PROBLEM DESCRIPTION =>
Your task is to retype, word for word, the lines from the start of the data through the line holding "(0,0) -- (162:230);". Do not include the pictures.

___ DATA SHOWN

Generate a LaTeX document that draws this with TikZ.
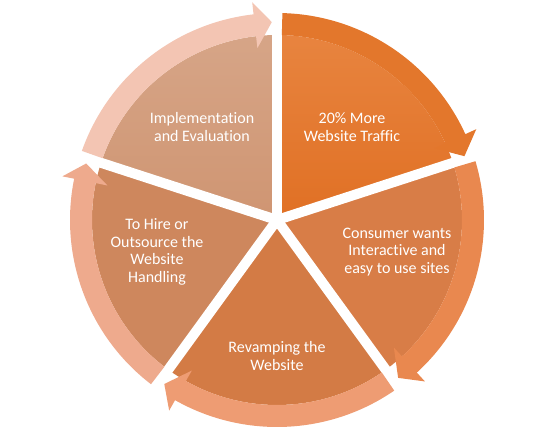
\documentclass[tikz,border=0pt]{standalone}
\usepackage{fontspec}
\setmainfont{Carlito}[Ligatures=NoCommon]

\definecolor{segA}{HTML}{E07024}
\definecolor{segAtop}{HTML}{E8843F}
\definecolor{segB}{HTML}{D87D47}
\definecolor{segC}{HTML}{D37B45}
\definecolor{segD}{HTML}{CE875D}
\definecolor{segE}{HTML}{CF9572}
\definecolor{bandA}{HTML}{E3772C}
\definecolor{bandB}{HTML}{E9884F}
\definecolor{bandC}{HTML}{EE9C73}
\definecolor{bandD}{HTML}{EEAA8D}
\definecolor{bandE}{HTML}{F3C5B3}

\begin{document}
\begin{tikzpicture}[x=1pt, y=1pt,
    seglabel/.style={text=white, align=center, font=\fontsize{16}{17.5}\selectfont},
    gap/.style={white, line width=10pt}]
    \useasboundingbox (-277,-224) rectangle (283,220);

    % Pie segments (clockwise from the top)
    \shade[top color=segAtop, bottom color=segA] (0,0) -- (90:185) arc[start angle=90, end angle=18, radius=185] -- cycle;
    \fill[segB] (0,0) -- (18:185) arc[start angle=18, end angle=-54, radius=185] -- cycle;
    \fill[segC] (0,0) -- (-54:185) arc[start angle=-54, end angle=-126, radius=185] -- cycle;
    \fill[segD] (0,0) -- (234:185) arc[start angle=234, end angle=162, radius=185] -- cycle;
    \shade[top color=segE!85!white, bottom color=segE] (0,0) -- (162:185) arc[start angle=162, end angle=90, radius=185] -- cycle;

    % Gaps between segments
    \draw[gap] (0,0) -- (90:230);
    \draw[gap] (0,0) -- (18:230);
    \draw[gap] (0,0) -- (-54:230);
    \draw[gap] (0,0) -- (-126:230);
    \draw[gap] (0,0) -- (162:230);

    % Curved arrows on the rim
    \fill[bandA] (88.5:207) arc[start angle=88.5, end angle=24.5, radius=207] -- (24.5:219) -- (18.8:198) -- (24.5:173) -- (24.5:185) arc[start angle=24.5, end angle=88.5, radius=185] -- cycle;
    \fill[bandB] (16.5:207) arc[start angle=16.5, end angle=-47.5, radius=207] -- (-47.5:219) -- (-52.5:199) -- (-47.5:173) -- (-47.5:185) arc[start angle=-47.5, end angle=16.5, radius=185] -- cycle;
    \fill[bandC] (-55.5:207) arc[start angle=-55.5, end angle=-119.5, radius=207] -- (-119.5:219) -- (-124.5:199) -- (-119.5:173) -- (-119.5:185) arc[start angle=-119.5, end angle=-55.5, radius=185] -- cycle;
    \fill[bandD] (232.5:207) arc[start angle=232.5, end angle=168.5, radius=207] -- (168.5:219) -- (163.5:199) -- (168.5:173) -- (168.5:185) arc[start angle=168.5, end angle=232.5, radius=185] -- cycle;
    \fill[bandE] (160.5:207) arc[start angle=160.5, end angle=96.5, radius=207] -- (96.5:219) -- (91.5:198) -- (96.5:173) -- (96.5:185) arc[start angle=96.5, end angle=160.5, radius=185] -- cycle;

    % Labels
    \node[seglabel] (traffic) at (75,93) {20\% More\\Website Traffic};
    \node[seglabel] (consumer) at (120,-32) {Consumer wants\\Interactive and\\easy to use sites};
    \node[seglabel] (revamp) at (0,-136) {Revamping the\\Website};
    \node[seglabel] (hire) at (-120,-32) {To Hire or\\Outsource the\\Website\\Handling};
    \node[seglabel] (evaluation) at (-75,93) {Implementation\\and Evaluation};
\end{tikzpicture}
\end{document}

______

ANSWER TO THE EXERCISE =>
Generate a LaTeX document that draws this with TikZ.
\documentclass[tikz,border=0pt]{standalone}
\usepackage{fontspec}
\setmainfont{Carlito}[Ligatures=NoCommon]

\definecolor{segA}{HTML}{E07024}
\definecolor{segAtop}{HTML}{E8843F}
\definecolor{segB}{HTML}{D87D47}
\definecolor{segC}{HTML}{D37B45}
\definecolor{segD}{HTML}{CE875D}
\definecolor{segE}{HTML}{CF9572}
\definecolor{bandA}{HTML}{E3772C}
\definecolor{bandB}{HTML}{E9884F}
\definecolor{bandC}{HTML}{EE9C73}
\definecolor{bandD}{HTML}{EEAA8D}
\definecolor{bandE}{HTML}{F3C5B3}

\begin{document}
\begin{tikzpicture}[x=1pt, y=1pt,
    seglabel/.style={text=white, align=center, font=\fontsize{16}{17.5}\selectfont},
    gap/.style={white, line width=10pt}]
    \useasboundingbox (-277,-224) rectangle (283,220);

    % Pie segments (clockwise from the top)
    \shade[top color=segAtop, bottom color=segA] (0,0) -- (90:185) arc[start angle=90, end angle=18, radius=185] -- cycle;
    \fill[segB] (0,0) -- (18:185) arc[start angle=18, end angle=-54, radius=185] -- cycle;
    \fill[segC] (0,0) -- (-54:185) arc[start angle=-54, end angle=-126, radius=185] -- cycle;
    \fill[segD] (0,0) -- (234:185) arc[start angle=234, end angle=162, radius=185] -- cycle;
    \shade[top color=segE!85!white, bottom color=segE] (0,0) -- (162:185) arc[start angle=162, end angle=90, radius=185] -- cycle;

    % Gaps between segments
    \draw[gap] (0,0) -- (90:230);
    \draw[gap] (0,0) -- (18:230);
    \draw[gap] (0,0) -- (-54:230);
    \draw[gap] (0,0) -- (-126:230);
    \draw[gap] (0,0) -- (162:230);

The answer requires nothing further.